A new national security memo asks agencies to enhance information sharing and measures to block the flow of illegal drugs into the United States.
President Joe Biden finalized a new national security memo on July 31 that instructs federal departments and agencies to boost their efforts to disrupt the flow of illicit narcotics into the United States.
The president said the memo will also order federal agencies to boost their intelligence collection and information sharing to more effectively uncover drug-trafficking efforts.
“It will enable our government to disrupt drug cartels—and their suppliers and financiers—more quickly and effectively,” Biden said in a July 31 statement.
A senior administration official previewed the memo in an officially organized call with reporters on July 30. The official said the new memo will push federal departments and agencies to adjust to the evolving tactics of drug-smuggling organizations.
“As the drug traffickers adapt and as a supply chain evolves, there’s a need to do even more to make sure that we have the best and most up-to-date common operating picture for all agencies and departments to work off of,” the senior administration official said, adding that the president intends to pair his new national security memo with a renewed call for lawmakers to advance existing bipartisan legislative proposals to combat the illicit narcotics trade.
One such legislative proposal the Biden administration backs would establish a nationwide pill press and tableting registry, to enable law enforcement agencies to better track the number of machines operating and producing counterfeit pills.
The Biden administration is backing another legislative proposal to permanently label fentanyl-related substances as Schedule I narcotics under the Controlled Substance Act.
Another legislative proposal would require importers of small packaged items to provide more information to U.S. Customs and Border Protection officials. The senior administration official said the Biden administration anticipates this proposal will enable U.S. border security officials to better detect and identify packages carrying illicit fentanyl precursor chemicals and related machinery.

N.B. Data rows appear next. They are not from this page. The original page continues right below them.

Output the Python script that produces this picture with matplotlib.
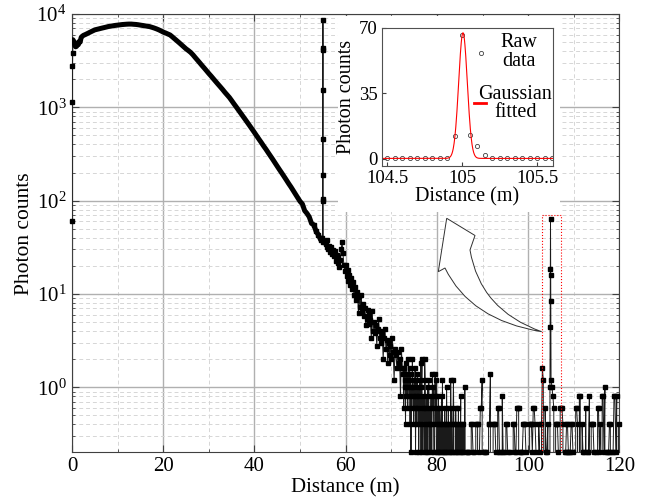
#!/usr/bin/env python3
"""
Photon counting lidar return - distance histogram with zoomed inset
"""

import numpy as np
import matplotlib
matplotlib.use('Agg')
import matplotlib.pyplot as plt
from matplotlib.patches import Rectangle, PathPatch
from matplotlib.path import Path
from matplotlib.ticker import MultipleLocator, LogLocator, FuncFormatter, NullFormatter

plt.rcParams['font.family'] = ['Liberation Serif', 'DejaVu Serif']
plt.rcParams['mathtext.fontset'] = 'custom'
plt.rcParams['mathtext.rm'] = 'Liberation Serif'
plt.rcParams['mathtext.it'] = 'Liberation Serif:italic'

# ---- main histogram ----
start_dist = [0.0, 0.05, 0.1, 0.15, 0.2, 0.4, 0.6, 0.8, 1.0, 1.2, 1.4, 1.6, 1.8, 2.0, 2.2]
start_counts = [60, 1130, 2740, 3860, 5300, 5100, 4600, 4450, 4500, 4900, 4700, 5100, 5000, 5600, 5750]

# 2.5 m .. 54.5 m, every 0.5 m
smooth_counts = [
    5900, 6050, 6220, 6400, 6580, 6760, 6855, 6950, 7050, 7145,
    7245, 7345, 7410, 7480, 7550, 7600, 7655, 7710, 7745, 7780,
    7800, 7800, 7760, 7730, 7675, 7600, 7535, 7465, 7395, 7330,
    7210, 7080, 6935, 6775, 6590, 6400, 6265, 6110, 5960, 5690,
    5420, 5165, 4920, 4680, 4450, 4230, 4060, 3880, 3660, 3420,
    3205, 3000, 2805, 2630, 2460, 2300, 2160, 2020, 1890, 1770,
    1660, 1555, 1450, 1360, 1275, 1180, 1090, 1010, 933, 863,
    798, 738, 682, 630, 581, 536, 493, 454, 419, 385,
    356, 327, 301, 277, 254, 233, 214, 197, 181, 166,
    152, 140, 128, 117, 107, 98, 92, 78, 73, 67,
    57, 55, 47, 43, 38,
]

# first target return near 55 m
spike1_counts = [40, 98, 456, 1540, 4100, 8700, 4360, 188, 105, 36]

# noisy decay, 55.4 m .. 72.4 m every 0.2 m
noisy_counts = [
    36, 34.2, 31.6, 37.4, 30.2, 33.0, 28.4, 31.8, 26.6, 29.4,
    25.2, 28.8, 22.6, 26.0, 21.4, 24.8, 19.6, 23.2, 30.4, 35.8,
    27.2, 20.2, 17.8, 20.6, 15.4, 18.2, 13.6, 16.0, 12.4, 14.8,
    11.2, 13.4, 9.8, 12.0, 8.6, 10.6, 9.2, 6.2, 9.6, 7.2,
    9.8, 6.4, 7.8, 5.8, 7.0, 4.6, 5.4, 6.8, 4.8, 6.0,
    5.2, 3.4, 6.6, 4.0, 5.0, 3.8, 4.6, 2.8, 4.2, 5.4,
    3.4, 4.0, 3.0, 3.8, 2.0, 3.4, 4.2, 2.6, 3.2, 1.8,
    3.0, 2.2, 2.8, 2.0, 3.4, 2.4, 1.2, 2.6, 2.2, 1.6,
    2.4, 1.8, 2.0, 0.8, 2.6, 1.6,
]

# sparse tail, one char per bin, level = int(char, 36) * 0.2 counts
# 72.6 m .. 85.9 m, 0.1 m bins
tail_dense = ("7385629475" "3a64827153" "a452638164" "2735146290" "5a13420a61"
              "3041526032" "1402735104" "7261031420" "3102416021" "0312051203"
              "1020613102" "6201031020" "1302014021" "0210")
# 86.1 m .. 104.5 m, 0.2 m bins
tail_a = ("5011100221" "1022201336" "0111002270" "0222103311" "0411022100"
          "1002211333" "0111222100" "0222133210" "0210286031120")
# second target return near 105 m
spike2_counts = [1.0, 4.4, 18.5, 63, 16, 8.4, 1.2]
# 105.2 m .. 119.8 m, 0.2 m bins
tail_b = ("54302221" "0333201122" "1112210033" "2044021103" "0114022210"
          "1033120441" "5011122011" "441402")

# ---- inset: raw data around the 105 m peak and its Gaussian fit ----
inset_dist = [104.5, 104.55, 104.6, 104.65, 104.7, 104.75, 104.8, 104.85, 104.9,
              104.95, 105.0, 105.05, 105.1, 105.15, 105.2, 105.25, 105.3, 105.35,
              105.4, 105.45, 105.5, 105.55, 105.6]
inset_counts = [0.3, 0.3, 0.3, 0.3, 0.3, 0.3, 0.3, 0.3, 0.4,
                12.3, 66.3, 12.8, 6.9, 2.0, 0.5, 0.3, 0.3, 0.3,
                0.3, 0.3, 0.3, 0.3, 0.3]
fit_amp, fit_center, fit_sigma, fit_offset = 67.0, 105.005, 0.0288, 0.3


def levels(s):
    return [int(ch, 36) * 0.2 for ch in s]


def build_series():
    d = list(start_dist)
    c = list(start_counts)
    d += list(2.5 + 0.5 * np.arange(len(smooth_counts)))
    c += smooth_counts
    d += list(54.9 + 0.02 * np.arange(len(spike1_counts)))
    c += spike1_counts
    d += list(55.4 + 0.2 * np.arange(len(noisy_counts)))
    c += noisy_counts
    d += list(72.6 + 0.1 * np.arange(len(tail_dense)))
    c += levels(tail_dense)
    d += list(86.1 + 0.2 * np.arange(len(tail_a)))
    c += levels(tail_a)
    d += list(104.76 + 0.04 * np.arange(len(spike2_counts)))
    c += spike2_counts
    d += list(105.2 + 0.2 * np.arange(len(tail_b)))
    c += levels(tail_b)
    return np.array(d), np.array(c, dtype=float)


dist, counts = build_series()
n_smooth = len(start_counts) + len(smooth_counts)

fig = plt.figure(figsize=(6.48, 5.04), dpi=100)
ax = fig.add_axes([0.1111, 0.1022, 0.8449, 0.870])
ax.set_yscale('log', nonpositive='clip')

# connecting line (zeros drop below the axis), then the square markers
ax.plot(dist, counts, color='#1a1a1a', lw=0.7, zorder=3)
ax.plot(dist[4:n_smooth], counts[4:n_smooth], color='black', lw=3.6,
        solid_capstyle='round', zorder=4)
mk = counts > 0
mk[4:n_smooth - 4] = False  # dense part is drawn as the thick band
ax.plot(dist[mk], counts[mk], ls='none', marker='s', ms=2.2, color='black',
        clip_on=False, zorder=4)

ax.add_patch(Rectangle((103.0, 0.2), 4.1, 70 - 0.2, fill=False, edgecolor='red',
                       lw=0.8, ls=':', zorder=5))

ax.set_xlim(0, 120)
ax.set_ylim(0.2, 1e4)
ax.xaxis.set_major_locator(MultipleLocator(20))
ax.xaxis.set_minor_locator(MultipleLocator(10))
ax.yaxis.set_major_locator(LogLocator(base=10, numticks=10))
ax.yaxis.set_minor_locator(LogLocator(base=10, subs=np.arange(2, 10), numticks=20))
ax.yaxis.set_minor_formatter(NullFormatter())
ax.grid(True, which='major', color='#b0b0b0', lw=1.0, ls='-')
ax.grid(True, which='minor', color='#d6d6d6', lw=0.7, ls=(0, (4, 3)))
ax.set_axisbelow(True)
ax.tick_params(which='both', direction='in', top=True, right=True, color='#404040')
ax.tick_params(which='major', length=5, labelsize=15)
ax.tick_params(which='minor', length=2.5)
ax.tick_params(axis='y', labelsize=15, pad=4)
for s in ax.spines.values():
    s.set_color('#404040')
ax.set_xlabel('Distance (m)', fontsize=15, labelpad=1)
ax.set_ylabel('Photon counts', fontsize=15.5, labelpad=2)

# white panel under the inset
fig.add_artist(Rectangle((338 / 648, 1 - 212 / 504), 222 / 648, 196 / 504,
                         transform=fig.transFigure, facecolor='white',
                         edgecolor='none', zorder=1))

# curved arrow pointing from the second peak to the inset (pixel coords)
arrow_px = [(541.7, 331.7), (470, 320), (445, 268), (438.3, 271.7), (446.7, 218.3),
            (475, 235.5), (470, 250), (480, 310), (541.7, 331.7), (541.7, 331.7)]
arrow_codes = [Path.MOVETO, Path.CURVE3, Path.CURVE3, Path.LINETO, Path.LINETO,
               Path.LINETO, Path.LINETO, Path.CURVE3, Path.CURVE3, Path.CLOSEPOLY]
arrow_verts = [(x / 648, 1 - y / 504) for x, y in arrow_px]
fig.add_artist(PathPatch(Path(arrow_verts, arrow_codes), transform=fig.transFigure,
                         facecolor='white', edgecolor='#303030', lw=0.7, zorder=1))

# inset
axi = fig.add_axes([0.5895, 0.6712, 0.2634, 0.2738], zorder=2)
xf = np.linspace(104.465, 105.603, 600)
fit_curve = fit_offset + fit_amp * np.exp(-(xf - fit_center) ** 2 / (2 * fit_sigma ** 2))
axi.plot(inset_dist, inset_counts, ls='none', marker='o', ms=3, mfc='none',
         mec='#404040', mew=0.6)
axi.plot(xf, fit_curve, color='red', lw=0.8)
axi.set_xlim(104.465, 105.603)
axi.set_ylim(-3.6, 70)
axi.set_xticks([104.5, 105, 105.5])
axi.set_yticks([0, 35, 70])
axi.xaxis.set_major_formatter(FuncFormatter(lambda v, p: '%g' % v))
axi.tick_params(direction='in', length=3, labelsize=13.5, color='#404040', pad=3)
for s in axi.spines.values():
    s.set_color('#505050')
axi.set_xlabel('Distance (m)', fontsize=14.5, labelpad=0)
axi.set_ylabel('Photon counts', fontsize=14.5, labelpad=2)

# legend entries (centred text, handles to the left)
axi.plot([0.578], [0.819], transform=axi.transAxes, marker='o', ms=3, mfc='none',
         mec='#404040', mew=0.6, clip_on=False)
axi.plot([0.541, 0.609], [0.452, 0.452], transform=axi.transAxes, color='red',
         lw=2.0, clip_on=False)
axi.text(0.80, 0.825, 'Raw\ndata', transform=axi.transAxes, ha='center', va='center',
         multialignment='center', fontsize=14.5, linespacing=0.95)
axi.text(0.782, 0.45, 'Gaussian\nfitted', transform=axi.transAxes, ha='center',
         va='center', multialignment='center', fontsize=14.5, linespacing=0.95)

fig.savefig('out.png', dpi=100)
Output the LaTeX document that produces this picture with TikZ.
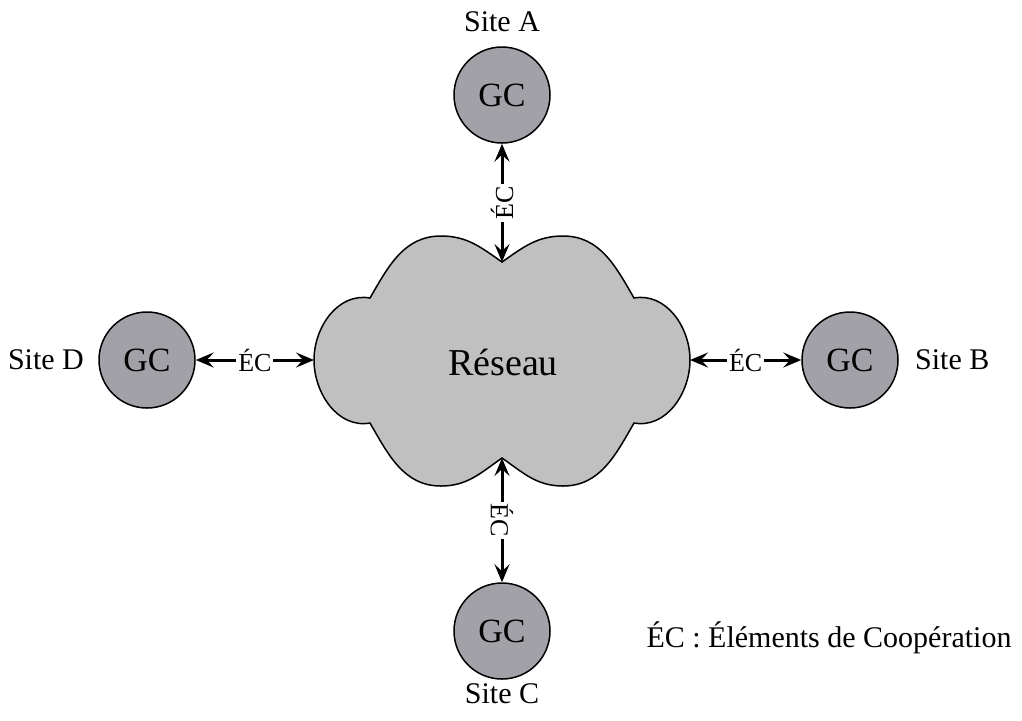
\documentclass[tikz,border=0pt]{standalone}
\usepackage{fontspec}
\setmainfont{Liberation Serif}
\usetikzlibrary{arrows.meta, positioning}
\definecolor{gcfill}{HTML}{A2A1A8}
\definecolor{netfill}{HTML}{C0C0C0}
\tikzset{
  gc/.style      = {circle, draw=black, fill=gcfill, line width=0.75pt,
                    minimum size=48pt, inner sep=0pt, font=\fontsize{17}{20}\selectfont},
  site/.style    = {font=\fontsize{15}{18}\selectfont, inner sep=0pt},
  netcloud/.style= {draw=black, fill=netfill, line width=0.75pt},
  eclink/.style  = {{Stealth[length=9pt, width=7.5pt, inset=3.5pt]}-{Stealth[length=9pt, width=7.5pt, inset=3.5pt]},
                    line width=1.5pt},
  eclbl/.style   = {fill=white, inner sep=1pt, font=\fontsize{13}{15}\selectfont},
}
\begin{document}
\begin{tikzpicture}[x=0.5pt, y=0.5pt]
  \useasboundingbox (0,0) rectangle (1022,-720);
  % ---- network cloud ----
  \coordinate (nN) at (502,-262);
  \coordinate (nE) at (690,-360);
  \coordinate (nS) at (502,-458);
  \coordinate (nW) at (314,-360);
  \draw[netcloud] (nN) to[out=35,in=180] (563,-236) to[out=0,in=120] (634,-298)
    to[out=10,in=90] (nE) to[out=-90,in=-10] (634,-423)
    to[out=-120,in=0] (563,-486) to[out=180,in=-35] (nS)
    to[out=-145,in=0] (441,-486) to[out=180,in=-60] (370,-423)
    to[out=190,in=-90] (nW) to[out=90,in=170] (370,-298)
    to[out=60,in=180] (441,-236) to[out=0,in=145] (nN) -- cycle;
  \node[font=\fontsize{19}{22}\selectfont] (reseau) at (503,-362) {Réseau};
  % ---- sites ----
  \node[gc] (gcA) at (502,-95) {GC};
  \node[gc] (gcB) at (850,-360) {GC};
  \node[gc] (gcC) at (502,-631) {GC};
  \node[gc] (gcD) at (147,-360) {GC};
  \node[site, above=7pt of gcA] (siteA) {Site A};
  \node[site, right=8pt of gcB] (siteB) {Site B};
  \node[site, below=1.5pt of gcC] (siteC) {Site C};
  \node[site, left=7pt of gcD] (siteD) {Site D};
  % ---- cooperation links ----
  \draw[eclink] (gcA) -- node[eclbl, rotate=90] {ÉC} (nN);
  \draw[eclink] (nE) -- node[eclbl] {ÉC} (gcB);
  \draw[eclink] (nS) -- node[eclbl, rotate=-90] {ÉC} (gcC);
  \draw[eclink] (gcD) -- node[eclbl] {ÉC} (nW);
  \node[site] (legend) at (829,-638) {ÉC : Éléments de Coopération};
\end{tikzpicture}
\end{document}
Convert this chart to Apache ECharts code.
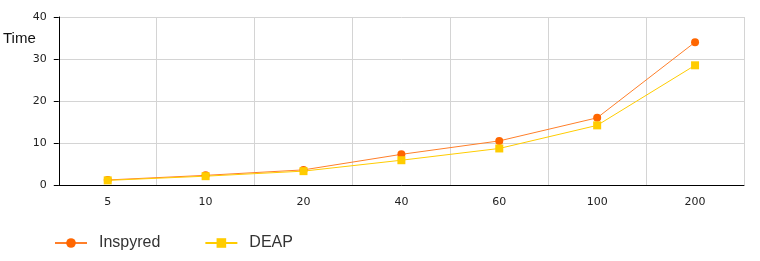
<!DOCTYPE html>
<html><head><meta charset="utf-8">
<script src="https://cdn.jsdelivr.net/npm/echarts@6/dist/echarts.min.js"></script>
<style>html,body{margin:0;padding:0;background:#fff}#c{width:760px;height:261px}</style>
</head><body><div id="c"></div>
<script>
const categories = ['5', '10', '20', '40', '60', '100', '200'];
const inspyred = [1.2, 2.3, 3.6, 7.3, 10.5, 16.0, 34.0];
const deap = [1.1, 2.1, 3.3, 5.9, 8.7, 14.2, 28.5];
const seriesNames = ['Inspyred', 'DEAP'];

const chart = echarts.init(document.getElementById('c'), null, {renderer: 'canvas'});
chart.setOption({
  animation: false,
  grid: {left: 55, right: 16, top: 17, bottom: 76, containLabel: false},
  legend: {
    left: 49, top: 230, itemWidth: 32, itemHeight: 12, itemGap: 44,
    textStyle: {fontFamily: 'Liberation Sans', fontSize: 16, color: '#333', padding: [0, 0, 0, 7]},
    data: seriesNames
  },
  xAxis: {
    type: 'category', data: categories, boundaryGap: true,
    axisLine: {lineStyle: {color: '#000', width: 1}},
    axisTick: {alignWithLabel: true, length: 5, lineStyle: {color: '#000'}},
    axisLabel: {fontFamily: 'DejaVu Sans', fontSize: 11, color: '#222', margin: 12},
    splitLine: {show: true, lineStyle: {color: '#d4d4d4'}}
  },
  yAxis: {
    type: 'value', min: 0, max: 40, interval: 10,
    name: 'Time', nameLocation: 'end', nameGap: 0,
    nameTextStyle: {fontFamily: 'Liberation Sans', fontSize: 15, color: '#111', align: 'right', verticalAlign: 'top', padding: [14, 23, 0, 0]},
    axisLine: {show: true, lineStyle: {color: '#000', width: 1}},
    axisTick: {show: true, length: 5, lineStyle: {color: '#000'}},
    axisLabel: {fontFamily: 'DejaVu Sans', fontSize: 11, color: '#222', margin: 12},
    splitLine: {show: true, lineStyle: {color: '#d4d4d4'}}
  },
  series: [
    {name: seriesNames[0], type: 'line', data: inspyred, color: '#FF6600',
     symbol: 'circle', symbolSize: 8, lineStyle: {width: 1, color: '#FF7F2A'},
     itemStyle: {color: '#FF6600'}},
    {name: seriesNames[1], type: 'line', data: deap, color: '#FFCC00',
     symbol: 'rect', symbolSize: 8, lineStyle: {width: 1, color: '#FFCC00'},
     itemStyle: {color: '#FFCC00'}}
  ]
});
</script></body></html>
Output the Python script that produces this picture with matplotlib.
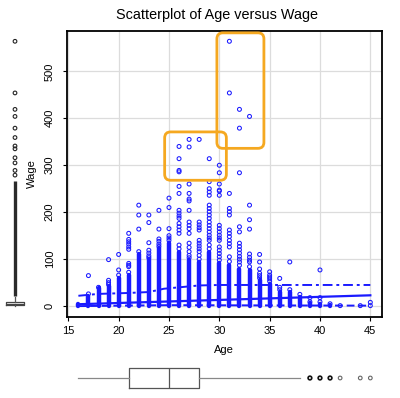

The senior administration official said the Biden administration would support other measures to increase penalties for drug smugglers and traffickers, although the official provided few specifics about these new penalties ahead of the July 31 announcements.
The Biden administration also is re-upping calls for Congress to pass more funding to hire additional border security and immigration officials and purchase new technology for detecting drug-smuggling efforts. This funding component was part of a multifaceted supplemental spending proposal that Biden submitted last fall that also included about $61 billion in new Ukraine-related spending, another $26 billion to sustain Israel’s military and to support humanitarian assistance efforts in the Gaza Strip, and additional funding for alliance-building in the Indo-Pacific region.
Lawmakers dropped the border funding component of Biden’s supplemental spending request in February after many Republican lawmakers argued that the new funding measures didn’t do enough to address their concerns about border security. While the Senate took another look at passing the border funding measures as a standalone bill in May, that standalone version saw less support than the original proposal wrapped into the broader supplemental spending proposal.
Many Republicans have argued that Biden hasn’t done enough throughout his presidency to prevent illegal border crossings and cross-border smuggling. In April, the Republican-controlled House Homeland Security Committee reported that border officials had recorded nearly 2 million known gotaways—instances in which border officials are aware of an illegal border crossing but are unable to stop it—under Biden’s tenure.
The same House committee report stated there have been more than 9.5 million border encounters nationwide, including 7.8 million at the southern border alone, since Biden took office.
Biden signed an executive order in June authorizing the Department of Homeland Security (DHS) to close the border and reject requests for asylum if the seven-day rolling average of border encounters exceeds 2,500 people a day. The border control executive order states that DHS can resume processing people through the border 14 calendar days after the average number of daily encounters drops below 1,500 for seven consecutive days.
Last week, DHS reported it has logged a 55 percent drop in encounters at the U.S. southern border since June and that the U.S. Border Patrol’s rolling seven-day average of border encounters now sits at about 1,800 per day.